Inmigrantes y refugiados

Héctor Abad Faciolince
11 de febrero de 2018 - 04:30 a. m.

En la sociedad primitiva es bastante común que los hombres de una tribu vayan a buscar sus esposas entre las mujeres de una tribu vecina y lleven a las recién casadas a vivir entre ellos, generalmente bajo la tutela de la suegra. Restos de estas tradiciones todavía se notan en algunas sociedades modernas en las que se practica la exogamia: la pareja marital se busca lejos de la familia e incluso lejos del barrio. Esto produce un fenómeno curioso: las mujeres extrañas son bienvenidas, pero los varones extraños, no. Estos pueden acercarse a buscar mujer, pero deben dejar algo, o dar ciertas garantías, a cambio de podérsela llevar. Y no deben permanecer en territorio ajeno más del tiempo necesario.

Como extranjero que ha vivido en diferentes países he notado una tendencia (estadística, no absoluta) según la cual muchas mujeres colombianas están casadas con hombres de otros países (con griegos, holandeses, italianos, gringos, alemanes, japoneses, etc.), y, en cambio, muy pocos varones colombianos se casan y viven en el exterior con extranjeras. Menos infrecuente me resulta el caso de hombres colombianos que vengan a vivir al país con mujeres de otra parte. Esto me confirma la misma intuición: se acepta mejor a las mujeres inmigrantes que a los hombres inmigrantes.

En la segunda mitad del siglo pasado millones de migrantes colombianos fueron a buscar un mejor destino en la hermana república. Cuando a Venezuela se la conocía como Venezuela Saudita, muchísimas mujeres de aquí trabajaban en oficios humildes en el país vecino (cocineras, aseadoras, acompañantes de ancianos) y a veces también familias enteras emigraban en busca de una vida menos dura. Las remesas de bolívares (una divisa fuerte antes del chavismo) le daban aire a la parte de la familia que se quedaba viviendo aquí.
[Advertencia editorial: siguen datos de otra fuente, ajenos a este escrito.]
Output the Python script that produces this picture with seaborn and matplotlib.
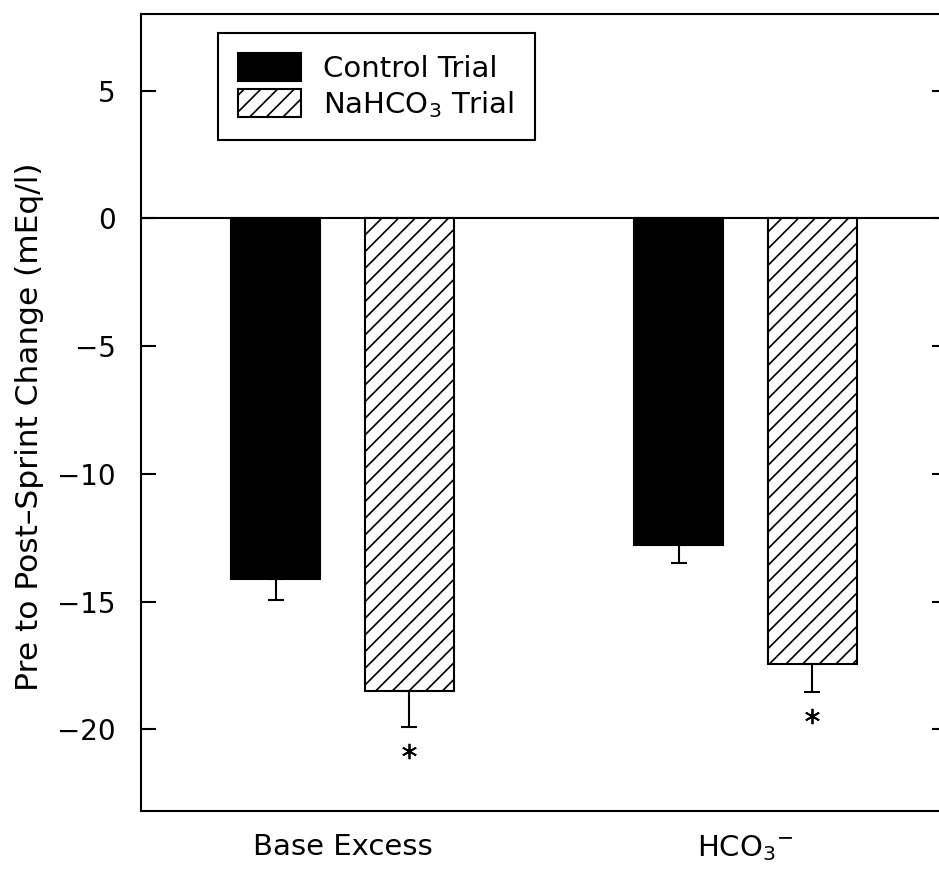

Ahora Venezuela nos devuelve el favor. Tal vez por primera vez en nuestra historia republicana, Colombia no es un país exportador de seres humanos, generador de millones de refugiados económicos y políticos, sino lo contrario: ahora los refugiados son extranjeros y se quieren quedar, no porque nuestro país sea el paraíso (si mucho será un tibio purgatorio), sino porque el país vecino se ha convertido en un infierno mucho peor. Este fenómeno casi inédito de ver extraños en el propio territorio saca lo mejor y lo peor de la población: instintos generosos y solidarios, e instintos xenófobos de rechazo. Por suerte a los venezolanos no los reconocemos por la piel, la ropa o la religión. Solamente cuando abren la boca, con esa sutil sensibilidad que tenemos para los acentos de la lengua materna, nos damos cuenta de que vienen de más allá de la frontera.

Muchos de ellos tienen doble nacionalidad, pues son hijos o nietos de los colombianos que emigraron el siglo pasado. Otros simplemente buscan lo más elemental: comida, trabajo, abrigo, seguridad. Pero una economía media como la nuestra no puede absorber en pocos meses millones de nuevos habitantes. Es muy difícil garantizarles casa, alimento, salud, trabajo, educación. Cuando estos refugiados eran pudientes, como en los primeros años del chavismo, la bienvenida era más sencilla, pues a alguien con dólares no se le hace el asco tan fácilmente. Pero ahora que llegan con los bolsillos hambrientos y el estómago vacío, hasta los mendigos sienten que les están robando semáforos y esquinas para ponerles competencia.

Hace poco más de un año escribí que Colombia debería recibir refugiados sirios, y tratar de llevarlos a los pueblos, e integrarlos a nosotros como un injerto que enriquecería nuestra cultura. Ahora con más razón pienso que debemos ser abiertos con los venezolanos. Con las venezolanas (ya lo he notado) no parece ser tan difícil ser hospitalarios, pero debemos serlo también con los varones y con las familias enteras. Ya oigo la respuesta de algunos: “¡recíbalos usted!”. Tienen razón. Todo debe empezar por uno mismo. Ofrezco trabajo a un venezolano en una editorial.